▶ Problem description: Output only the lines running from the line bearing "Give me the" through the line bearing "const tonalLevels: number[]", character for character.

▶ Data records:

------------------------------------------------------------

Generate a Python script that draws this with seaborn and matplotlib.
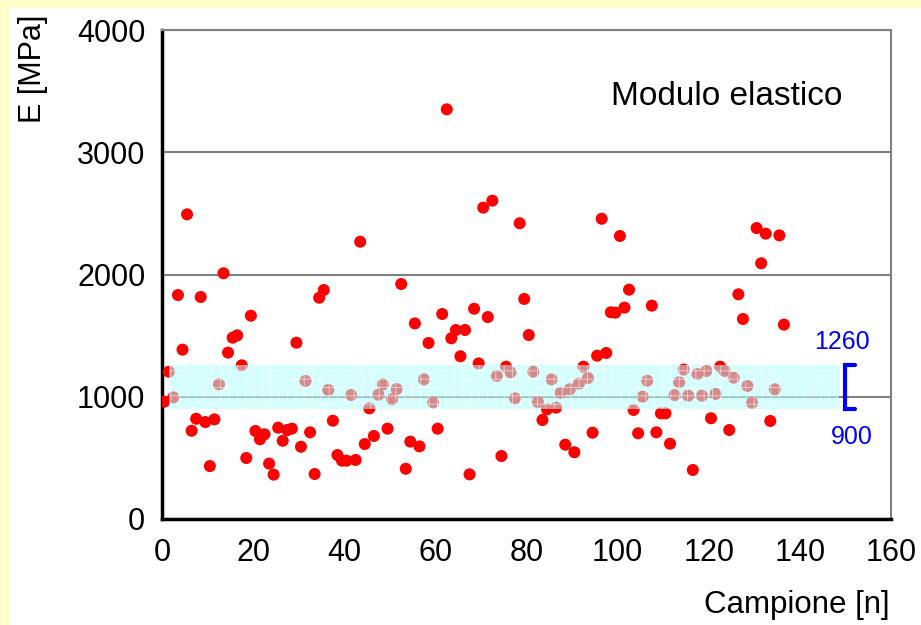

------------------------------------------------------------

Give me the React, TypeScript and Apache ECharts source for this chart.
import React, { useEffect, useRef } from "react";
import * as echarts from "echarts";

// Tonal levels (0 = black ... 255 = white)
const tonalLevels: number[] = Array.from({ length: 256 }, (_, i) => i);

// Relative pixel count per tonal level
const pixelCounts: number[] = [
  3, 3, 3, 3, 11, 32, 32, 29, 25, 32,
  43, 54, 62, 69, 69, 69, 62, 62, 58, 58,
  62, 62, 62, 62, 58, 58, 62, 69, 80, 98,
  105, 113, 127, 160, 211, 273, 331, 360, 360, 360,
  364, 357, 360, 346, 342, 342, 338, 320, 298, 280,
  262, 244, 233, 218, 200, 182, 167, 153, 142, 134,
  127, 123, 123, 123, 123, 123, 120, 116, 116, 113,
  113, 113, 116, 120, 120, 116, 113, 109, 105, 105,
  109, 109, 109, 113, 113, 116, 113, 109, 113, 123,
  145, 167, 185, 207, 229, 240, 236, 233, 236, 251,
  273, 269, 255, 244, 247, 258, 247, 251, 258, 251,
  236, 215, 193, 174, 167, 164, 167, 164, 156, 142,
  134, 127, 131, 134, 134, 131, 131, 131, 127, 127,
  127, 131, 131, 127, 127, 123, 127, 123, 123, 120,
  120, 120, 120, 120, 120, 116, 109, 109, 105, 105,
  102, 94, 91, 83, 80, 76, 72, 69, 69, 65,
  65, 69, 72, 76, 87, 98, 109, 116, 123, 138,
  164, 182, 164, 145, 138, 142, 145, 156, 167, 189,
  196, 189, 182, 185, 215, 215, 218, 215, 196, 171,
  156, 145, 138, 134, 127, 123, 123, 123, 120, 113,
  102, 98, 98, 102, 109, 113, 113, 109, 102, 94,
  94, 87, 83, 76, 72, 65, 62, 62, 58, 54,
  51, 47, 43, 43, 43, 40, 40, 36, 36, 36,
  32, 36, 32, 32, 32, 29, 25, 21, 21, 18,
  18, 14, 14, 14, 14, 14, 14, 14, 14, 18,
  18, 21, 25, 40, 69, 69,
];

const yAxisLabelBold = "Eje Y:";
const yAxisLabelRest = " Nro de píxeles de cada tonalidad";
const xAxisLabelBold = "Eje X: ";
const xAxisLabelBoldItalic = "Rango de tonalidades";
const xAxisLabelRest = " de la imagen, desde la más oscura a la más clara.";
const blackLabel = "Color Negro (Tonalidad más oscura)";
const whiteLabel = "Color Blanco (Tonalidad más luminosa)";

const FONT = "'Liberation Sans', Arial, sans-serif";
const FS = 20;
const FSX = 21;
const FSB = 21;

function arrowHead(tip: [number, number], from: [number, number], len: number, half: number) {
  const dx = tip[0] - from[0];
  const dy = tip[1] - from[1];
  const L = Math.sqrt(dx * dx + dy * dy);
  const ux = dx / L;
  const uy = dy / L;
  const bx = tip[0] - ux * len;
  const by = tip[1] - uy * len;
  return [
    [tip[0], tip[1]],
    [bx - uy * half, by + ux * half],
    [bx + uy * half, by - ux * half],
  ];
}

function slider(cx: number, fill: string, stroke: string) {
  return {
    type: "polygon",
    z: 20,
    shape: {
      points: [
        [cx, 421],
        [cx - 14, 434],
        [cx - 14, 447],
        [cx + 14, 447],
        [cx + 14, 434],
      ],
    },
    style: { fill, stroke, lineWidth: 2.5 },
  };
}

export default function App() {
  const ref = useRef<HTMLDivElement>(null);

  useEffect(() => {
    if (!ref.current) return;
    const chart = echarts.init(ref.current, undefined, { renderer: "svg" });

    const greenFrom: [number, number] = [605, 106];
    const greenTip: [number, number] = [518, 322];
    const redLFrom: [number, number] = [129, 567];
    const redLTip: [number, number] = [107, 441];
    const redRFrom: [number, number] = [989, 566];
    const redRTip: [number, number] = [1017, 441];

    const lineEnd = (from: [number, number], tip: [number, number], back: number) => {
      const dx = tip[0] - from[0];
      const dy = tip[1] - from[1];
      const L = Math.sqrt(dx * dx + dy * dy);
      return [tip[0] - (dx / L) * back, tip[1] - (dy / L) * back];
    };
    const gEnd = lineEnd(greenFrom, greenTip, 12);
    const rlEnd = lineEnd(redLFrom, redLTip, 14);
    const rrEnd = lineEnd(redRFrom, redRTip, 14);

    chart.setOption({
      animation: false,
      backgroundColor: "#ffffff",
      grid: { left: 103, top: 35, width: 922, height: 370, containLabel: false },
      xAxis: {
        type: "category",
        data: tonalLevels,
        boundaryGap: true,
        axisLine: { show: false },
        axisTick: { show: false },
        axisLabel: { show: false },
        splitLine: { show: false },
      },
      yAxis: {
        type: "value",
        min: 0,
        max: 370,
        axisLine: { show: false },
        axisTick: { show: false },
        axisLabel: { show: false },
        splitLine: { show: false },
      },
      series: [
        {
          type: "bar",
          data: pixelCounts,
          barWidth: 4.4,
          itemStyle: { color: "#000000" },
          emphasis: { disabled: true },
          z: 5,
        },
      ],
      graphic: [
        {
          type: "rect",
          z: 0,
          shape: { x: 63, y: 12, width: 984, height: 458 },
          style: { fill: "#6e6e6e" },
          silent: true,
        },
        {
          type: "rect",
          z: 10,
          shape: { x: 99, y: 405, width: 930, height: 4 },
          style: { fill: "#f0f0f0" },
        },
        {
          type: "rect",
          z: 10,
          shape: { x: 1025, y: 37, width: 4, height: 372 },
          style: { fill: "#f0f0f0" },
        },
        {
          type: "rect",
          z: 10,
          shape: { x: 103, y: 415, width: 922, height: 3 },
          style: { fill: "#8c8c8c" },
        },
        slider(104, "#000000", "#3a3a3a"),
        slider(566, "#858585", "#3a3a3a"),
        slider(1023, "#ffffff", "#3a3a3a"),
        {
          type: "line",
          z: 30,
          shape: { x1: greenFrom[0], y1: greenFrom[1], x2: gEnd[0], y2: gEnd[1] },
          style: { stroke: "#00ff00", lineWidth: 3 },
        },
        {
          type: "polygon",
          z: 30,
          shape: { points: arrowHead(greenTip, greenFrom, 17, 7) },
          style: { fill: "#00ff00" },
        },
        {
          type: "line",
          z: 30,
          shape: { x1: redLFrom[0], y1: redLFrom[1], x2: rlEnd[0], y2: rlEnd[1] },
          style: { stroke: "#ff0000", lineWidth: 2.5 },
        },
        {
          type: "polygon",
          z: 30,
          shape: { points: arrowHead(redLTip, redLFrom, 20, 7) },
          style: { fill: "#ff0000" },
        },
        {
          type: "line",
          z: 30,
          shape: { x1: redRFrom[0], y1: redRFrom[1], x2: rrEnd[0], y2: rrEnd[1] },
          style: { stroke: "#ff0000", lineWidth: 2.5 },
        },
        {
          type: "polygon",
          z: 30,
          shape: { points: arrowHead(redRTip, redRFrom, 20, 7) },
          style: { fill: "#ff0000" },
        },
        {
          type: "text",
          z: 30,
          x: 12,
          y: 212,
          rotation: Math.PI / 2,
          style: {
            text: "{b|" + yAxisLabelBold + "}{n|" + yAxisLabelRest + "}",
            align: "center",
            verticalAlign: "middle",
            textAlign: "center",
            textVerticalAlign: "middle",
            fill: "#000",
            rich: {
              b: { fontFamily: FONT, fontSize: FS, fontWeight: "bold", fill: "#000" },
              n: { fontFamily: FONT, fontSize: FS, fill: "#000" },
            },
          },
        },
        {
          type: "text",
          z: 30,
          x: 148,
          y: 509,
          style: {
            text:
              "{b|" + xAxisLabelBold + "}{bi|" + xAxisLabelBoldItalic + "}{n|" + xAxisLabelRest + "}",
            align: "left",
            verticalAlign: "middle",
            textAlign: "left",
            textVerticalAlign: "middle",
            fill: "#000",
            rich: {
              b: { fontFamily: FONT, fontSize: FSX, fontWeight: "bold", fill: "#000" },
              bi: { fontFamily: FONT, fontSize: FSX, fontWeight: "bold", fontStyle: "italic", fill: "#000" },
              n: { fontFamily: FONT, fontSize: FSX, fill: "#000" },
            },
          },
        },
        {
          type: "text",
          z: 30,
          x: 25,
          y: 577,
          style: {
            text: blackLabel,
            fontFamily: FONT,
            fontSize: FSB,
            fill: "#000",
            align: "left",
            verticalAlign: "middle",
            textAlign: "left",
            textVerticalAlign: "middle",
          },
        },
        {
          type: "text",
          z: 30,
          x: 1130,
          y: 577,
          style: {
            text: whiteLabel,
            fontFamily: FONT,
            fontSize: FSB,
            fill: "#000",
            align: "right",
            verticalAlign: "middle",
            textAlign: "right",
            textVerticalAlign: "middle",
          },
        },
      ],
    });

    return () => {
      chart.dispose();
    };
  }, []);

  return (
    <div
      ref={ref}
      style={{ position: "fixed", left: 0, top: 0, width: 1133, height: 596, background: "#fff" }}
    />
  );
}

------------------------------------------------------------

▶ The reply:
Give me the React, TypeScript and Apache ECharts source for this chart.
import React, { useEffect, useRef } from "react";
import * as echarts from "echarts";

// Tonal levels (0 = black ... 255 = white)
const tonalLevels: number[] = Array.from({ length: 256 }, (_, i) => i);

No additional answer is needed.